[start]

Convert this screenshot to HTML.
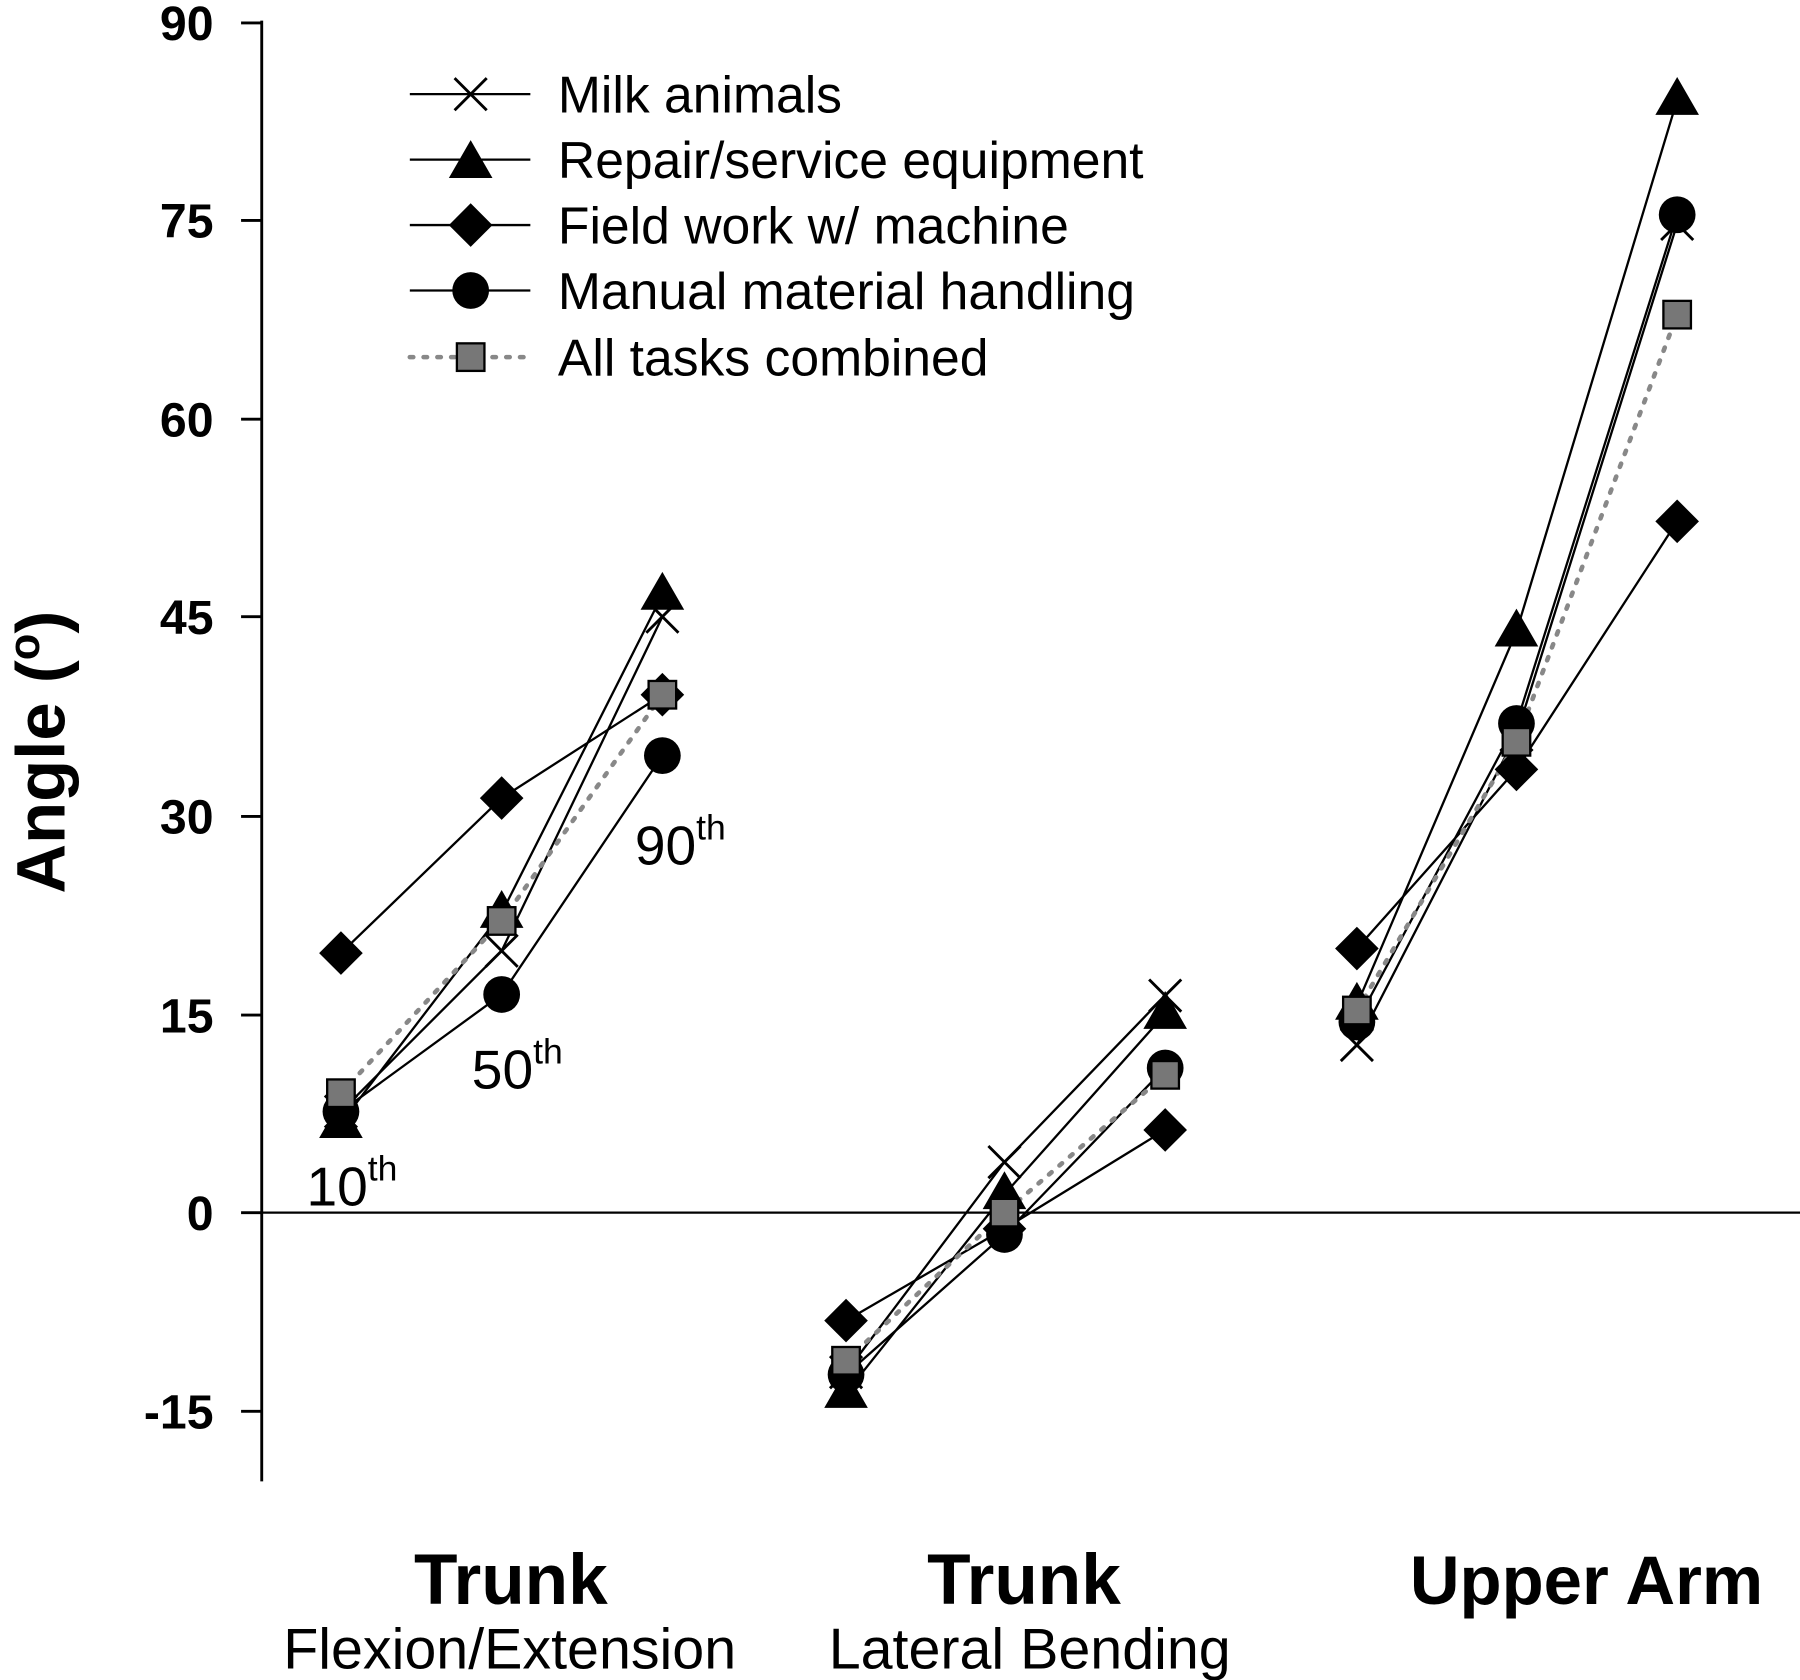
<!DOCTYPE html>
<html><head><meta charset="utf-8"><style>html,body{margin:0;padding:0;background:#fff}svg{display:block}</style></head>
<body>
<svg width="1800" height="1680" viewBox="0 0 1568 1463" preserveAspectRatio="none" xmlns="http://www.w3.org/2000/svg" font-family="Liberation Sans, Arial, sans-serif">
<defs>
<g id="tri"><polygon points="0,-20 19,13 -19,13" fill="#000"/></g>
<g id="dia"><polygon points="0,-19 19,0 0,19 -19,0" fill="#000"/></g>
<g id="cir"><circle r="16" fill="#000"/></g>
<g id="sq"><rect x="-12" y="-12" width="24" height="24" fill="#777" stroke="#000" stroke-width="2"/></g>
<g id="xx"><path d="M-14,-14L14,14M-14,14L14,-14" stroke="#000" stroke-width="2.5" fill="none"/></g>
</defs>
<line x1="228" y1="18" x2="228" y2="1290" stroke="#000" stroke-width="2.5"/>
<line x1="228" y1="1056" x2="1568" y2="1056" stroke="#000" stroke-width="2"/>
<g stroke="#000" stroke-width="2.5">
<line x1="210" y1="20" x2="228" y2="20"/><line x1="210" y1="192" x2="228" y2="192"/><line x1="210" y1="365" x2="228" y2="365"/><line x1="210" y1="537" x2="228" y2="537"/><line x1="210" y1="711" x2="228" y2="711"/><line x1="210" y1="884" x2="228" y2="884"/><line x1="210" y1="1056" x2="228" y2="1056"/><line x1="210" y1="1229" x2="228" y2="1229"/>
</g>
<g font-size="42" font-weight="bold" text-anchor="end">
<text x="186" y="35">90</text><text x="186" y="207">75</text><text x="186" y="380">60</text><text x="186" y="552">45</text><text x="186" y="726">30</text><text x="186" y="899">15</text><text x="186" y="1071">0</text><text x="186" y="1244">-15</text>
</g>
<text transform="translate(56,655) rotate(-90)" font-size="60" font-weight="bold" text-anchor="middle">Angle (<tspan font-size="38" dy="-22">o</tspan><tspan dy="22">)</tspan></text>
<g fill="none" stroke="#000" stroke-width="2">
<polyline points="297,968 437,828 577,537"/><polyline points="297,978 437,795 577,518"/><polyline points="297,830 437,695 577,605"/><polyline points="297,968 437,866 577,658"/>
<polyline points="737,1195 875,1012 1015,867"/><polyline points="737,1213 875,1040 1015,883"/><polyline points="737,1150 875,1070 1015,984"/><polyline points="737,1197 875,1075 1015,930"/>
<polyline points="1182,910 1321,640 1461,195"/><polyline points="1182,875 1321,550 1461,87"/><polyline points="1182,826 1321,670 1461,454"/><polyline points="1182,890 1321,630 1461,187"/>
</g>
<g fill="none" stroke="#888" stroke-width="4" stroke-dasharray="3,9" stroke-linecap="round">
<polyline points="297,952 437,802 577,605"/><polyline points="737,1185 875,1056 1015,936"/><polyline points="1182,880 1321,646 1461,274"/>
</g>
<use href="#dia" x="297" y="830"/><use href="#dia" x="437" y="695"/><use href="#dia" x="577" y="605"/>
<use href="#cir" x="297" y="968"/><use href="#cir" x="437" y="866"/><use href="#cir" x="577" y="658"/>
<use href="#tri" x="297" y="978"/><use href="#tri" x="437" y="795"/><use href="#tri" x="577" y="518"/>
<use href="#xx" x="297" y="968"/><use href="#xx" x="437" y="828"/><use href="#xx" x="577" y="537"/>
<use href="#sq" x="297" y="952"/><use href="#sq" x="437" y="802"/><use href="#sq" x="577" y="605"/>
<use href="#dia" x="737" y="1150"/><use href="#dia" x="875" y="1070"/><use href="#dia" x="1015" y="984"/>
<use href="#cir" x="737" y="1197"/><use href="#cir" x="875" y="1075"/><use href="#cir" x="1015" y="930"/>
<use href="#tri" x="737" y="1213"/><use href="#tri" x="875" y="1040"/><use href="#tri" x="1015" y="883"/>
<use href="#xx" x="737" y="1195"/><use href="#xx" x="875" y="1012"/><use href="#xx" x="1015" y="867"/>
<use href="#sq" x="737" y="1185"/><use href="#sq" x="875" y="1056"/><use href="#sq" x="1015" y="936"/>
<use href="#dia" x="1182" y="826"/><use href="#dia" x="1321" y="670"/><use href="#dia" x="1461" y="454"/>
<use href="#cir" x="1182" y="890"/><use href="#cir" x="1321" y="630"/><use href="#cir" x="1461" y="187"/>
<use href="#tri" x="1182" y="875"/><use href="#tri" x="1321" y="550"/><use href="#tri" x="1461" y="87"/>
<use href="#xx" x="1182" y="910"/><use href="#xx" x="1321" y="640"/><use href="#xx" x="1461" y="195"/>
<use href="#sq" x="1182" y="880"/><use href="#sq" x="1321" y="646"/><use href="#sq" x="1461" y="274"/>
<g font-size="48">
<text x="267" y="1050">10<tspan font-size="31" dy="-22">th</tspan></text>
<text x="411" y="948">50<tspan font-size="31" dy="-22">th</tspan></text>
<text x="553" y="753">90<tspan font-size="31" dy="-22">th</tspan></text>
</g>
<g stroke="#000" stroke-width="2">
<line x1="357" y1="82" x2="462" y2="82"/><line x1="357" y1="139" x2="462" y2="139"/><line x1="357" y1="196" x2="462" y2="196"/><line x1="357" y1="253" x2="462" y2="253"/>
</g>
<line x1="357" y1="311" x2="462" y2="311" stroke="#888" stroke-width="4" stroke-dasharray="3,9" stroke-linecap="round"/>
<use href="#xx" x="410" y="82"/><use href="#tri" x="410" y="142"/><use href="#dia" x="410" y="196"/><use href="#cir" x="410" y="253"/><use href="#sq" x="410" y="311"/>
<g font-size="45">
<text x="486" y="98">Milk animals</text>
<text x="486" y="155">Repair/service equipment</text>
<text x="486" y="212">Field work w/ machine</text>
<text x="486" y="269">Manual material handling</text>
<text x="486" y="327">All tasks combined</text>
</g>
<g text-anchor="middle">
<text x="445" y="1397" font-size="62" font-weight="bold">Trunk</text>
<text x="444" y="1453" font-size="50">Flexion/Extension</text>
<text x="892" y="1397" font-size="62" font-weight="bold">Trunk</text>
<text x="897" y="1453" font-size="50">Lateral Bending</text>
<text x="1382" y="1397" font-size="60" font-weight="bold">Upper Arm</text>
</g>
</svg>
</body></html>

[end]

= SET TASK =
Omit every picture while copying the listing above exactly.

= THE SOLUTION =
Convert this screenshot to HTML.
<!DOCTYPE html>
<html><head><meta charset="utf-8"><style>html,body{margin:0;padding:0;background:#fff}svg{display:block}</style></head>
<body>
<svg width="1800" height="1680" viewBox="0 0 1568 1463" preserveAspectRatio="none" xmlns="http://www.w3.org/2000/svg" font-family="Liberation Sans, Arial, sans-serif">
<defs>
<g id="tri"><polygon points="0,-20 19,13 -19,13" fill="#000"/></g>
<g id="dia"><polygon points="0,-19 19,0 0,19 -19,0" fill="#000"/></g>
<g id="cir"><circle r="16" fill="#000"/></g>
<g id="sq"><rect x="-12" y="-12" width="24" height="24" fill="#777" stroke="#000" stroke-width="2"/></g>
<g id="xx"><path d="M-14,-14L14,14M-14,14L14,-14" stroke="#000" stroke-width="2.5" fill="none"/></g>
</defs>
<line x1="228" y1="18" x2="228" y2="1290" stroke="#000" stroke-width="2.5"/>
<line x1="228" y1="1056" x2="1568" y2="1056" stroke="#000" stroke-width="2"/>
<g stroke="#000" stroke-width="2.5">
<line x1="210" y1="20" x2="228" y2="20"/><line x1="210" y1="192" x2="228" y2="192"/><line x1="210" y1="365" x2="228" y2="365"/><line x1="210" y1="537" x2="228" y2="537"/><line x1="210" y1="711" x2="228" y2="711"/><line x1="210" y1="884" x2="228" y2="884"/><line x1="210" y1="1056" x2="228" y2="1056"/><line x1="210" y1="1229" x2="228" y2="1229"/>
</g>
<g font-size="42" font-weight="bold" text-anchor="end">
<text x="186" y="35">90</text><text x="186" y="207">75</text><text x="186" y="380">60</text><text x="186" y="552">45</text><text x="186" y="726">30</text><text x="186" y="899">15</text><text x="186" y="1071">0</text><text x="186" y="1244">-15</text>
</g>
<text transform="translate(56,655) rotate(-90)" font-size="60" font-weight="bold" text-anchor="middle">Angle (<tspan font-size="38" dy="-22">o</tspan><tspan dy="22">)</tspan></text>
<g fill="none" stroke="#000" stroke-width="2">
<polyline points="297,968 437,828 577,537"/><polyline points="297,978 437,795 577,518"/><polyline points="297,830 437,695 577,605"/><polyline points="297,968 437,866 577,658"/>
<polyline points="737,1195 875,1012 1015,867"/><polyline points="737,1213 875,1040 1015,883"/><polyline points="737,1150 875,1070 1015,984"/><polyline points="737,1197 875,1075 1015,930"/>
<polyline points="1182,910 1321,640 1461,195"/><polyline points="1182,875 1321,550 1461,87"/><polyline points="1182,826 1321,670 1461,454"/><polyline points="1182,890 1321,630 1461,187"/>
</g>
<g fill="none" stroke="#888" stroke-width="4" stroke-dasharray="3,9" stroke-linecap="round">
<polyline points="297,952 437,802 577,605"/><polyline points="737,1185 875,1056 1015,936"/><polyline points="1182,880 1321,646 1461,274"/>
</g>
<use href="#dia" x="297" y="830"/><use href="#dia" x="437" y="695"/><use href="#dia" x="577" y="605"/>
<use href="#cir" x="297" y="968"/><use href="#cir" x="437" y="866"/><use href="#cir" x="577" y="658"/>
<use href="#tri" x="297" y="978"/><use href="#tri" x="437" y="795"/><use href="#tri" x="577" y="518"/>
<use href="#xx" x="297" y="968"/><use href="#xx" x="437" y="828"/><use href="#xx" x="577" y="537"/>
<use href="#sq" x="297" y="952"/><use href="#sq" x="437" y="802"/><use href="#sq" x="577" y="605"/>
<use href="#dia" x="737" y="1150"/><use href="#dia" x="875" y="1070"/><use href="#dia" x="1015" y="984"/>
<use href="#cir" x="737" y="1197"/><use href="#cir" x="875" y="1075"/><use href="#cir" x="1015" y="930"/>
<use href="#tri" x="737" y="1213"/><use href="#tri" x="875" y="1040"/><use href="#tri" x="1015" y="883"/>
<use href="#xx" x="737" y="1195"/><use href="#xx" x="875" y="1012"/><use href="#xx" x="1015" y="867"/>
<use href="#sq" x="737" y="1185"/><use href="#sq" x="875" y="1056"/><use href="#sq" x="1015" y="936"/>
<use href="#dia" x="1182" y="826"/><use href="#dia" x="1321" y="670"/><use href="#dia" x="1461" y="454"/>
<use href="#cir" x="1182" y="890"/><use href="#cir" x="1321" y="630"/><use href="#cir" x="1461" y="187"/>
<use href="#tri" x="1182" y="875"/><use href="#tri" x="1321" y="550"/><use href="#tri" x="1461" y="87"/>
<use href="#xx" x="1182" y="910"/><use href="#xx" x="1321" y="640"/><use href="#xx" x="1461" y="195"/>
<use href="#sq" x="1182" y="880"/><use href="#sq" x="1321" y="646"/><use href="#sq" x="1461" y="274"/>
<g font-size="48">
<text x="267" y="1050">10<tspan font-size="31" dy="-22">th</tspan></text>
<text x="411" y="948">50<tspan font-size="31" dy="-22">th</tspan></text>
<text x="553" y="753">90<tspan font-size="31" dy="-22">th</tspan></text>
</g>
<g stroke="#000" stroke-width="2">
<line x1="357" y1="82" x2="462" y2="82"/><line x1="357" y1="139" x2="462" y2="139"/><line x1="357" y1="196" x2="462" y2="196"/><line x1="357" y1="253" x2="462" y2="253"/>
</g>
<line x1="357" y1="311" x2="462" y2="311" stroke="#888" stroke-width="4" stroke-dasharray="3,9" stroke-linecap="round"/>
<use href="#xx" x="410" y="82"/><use href="#tri" x="410" y="142"/><use href="#dia" x="410" y="196"/><use href="#cir" x="410" y="253"/><use href="#sq" x="410" y="311"/>
<g font-size="45">
<text x="486" y="98">Milk animals</text>
<text x="486" y="155">Repair/service equipment</text>
<text x="486" y="212">Field work w/ machine</text>
<text x="486" y="269">Manual material handling</text>
<text x="486" y="327">All tasks combined</text>
</g>
<g text-anchor="middle">
<text x="445" y="1397" font-size="62" font-weight="bold">Trunk</text>
<text x="444" y="1453" font-size="50">Flexion/Extension</text>
<text x="892" y="1397" font-size="62" font-weight="bold">Trunk</text>
<text x="897" y="1453" font-size="50">Lateral Bending</text>
<text x="1382" y="1397" font-size="60" font-weight="bold">Upper Arm</text>
</g>
</svg>
</body></html>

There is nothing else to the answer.